Leur apprendre à penser par eux-mêmes nécessite deux étapes. Celle de la transmission de moyens pour penser par soi-même comprend les phases incontournables de conceptualisation, d'argumentation, de problématisation ainsi que des notions de vocabulaire qui, maîtrisé, facilite la construction d'une discussion (hypothèse, contre-exemple, argument, thèse...). Mais la première étape consiste à les amener avant toute chose à vouloir remettre en question ce qu'ils croient évident, à désirer éprouver les évidences à travers le crible de leur raison. C'est l'acquisition de cette étape qui conditionne primordialement le savoir penser par soi-même; elle doit devenir un élan spontané (quoique acquis et construit) les accompagnant désormais dans leur vie.

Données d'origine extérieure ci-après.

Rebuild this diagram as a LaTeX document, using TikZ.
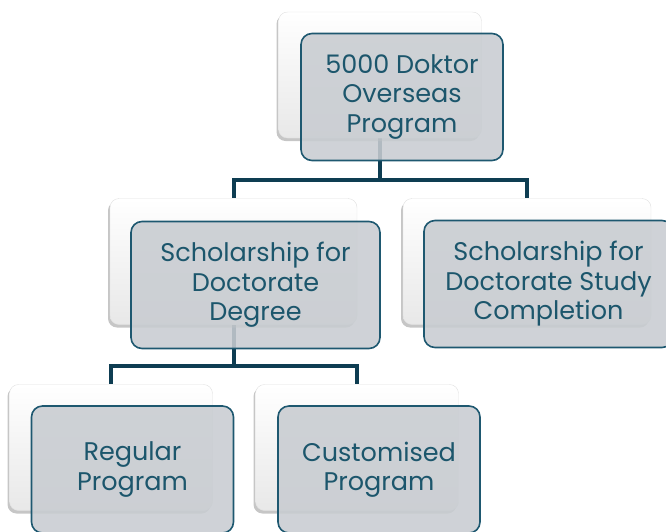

J'ajoute que c'est à cet âge que commence à poindre cette crainte adolescente de se distinguer du groupe, dans ses actes comme dans ses idées, ce qui entrave le fonctionnement de la communauté de recherche où chacun apporte sa graine d'idée afin qu'une solution rationnellement éprouvée par tous puisse fleurir.

À la lumière de ma première expérience dans l'aventure de la PPE, je conçois tout d'abord plus que jamais la nécessité de cette démarche. Structurante pour l'enfant au niveau de sa pensée, de son être social, elle lui apporte le désir et la capacité d'être acteur de sa vie, et les moyens d'intellection nécessaires pour vivre intelligemment dans sa société. Je suis consciente que, dans le cadre d'un club volontaire, la PPE se trouve réservée à une petite minorité d'enfants, sans doute moins démunis que d'autres. Puisque la PPE est aussi un apprentissage de la démocratie, elle doit être instaurée démocratiquement. Il est donc fondamental à l'heure actuelle d'intégrer officiellement la PPE dans les programmes scolaires, afin que tous les enfants puissent en bénéficier.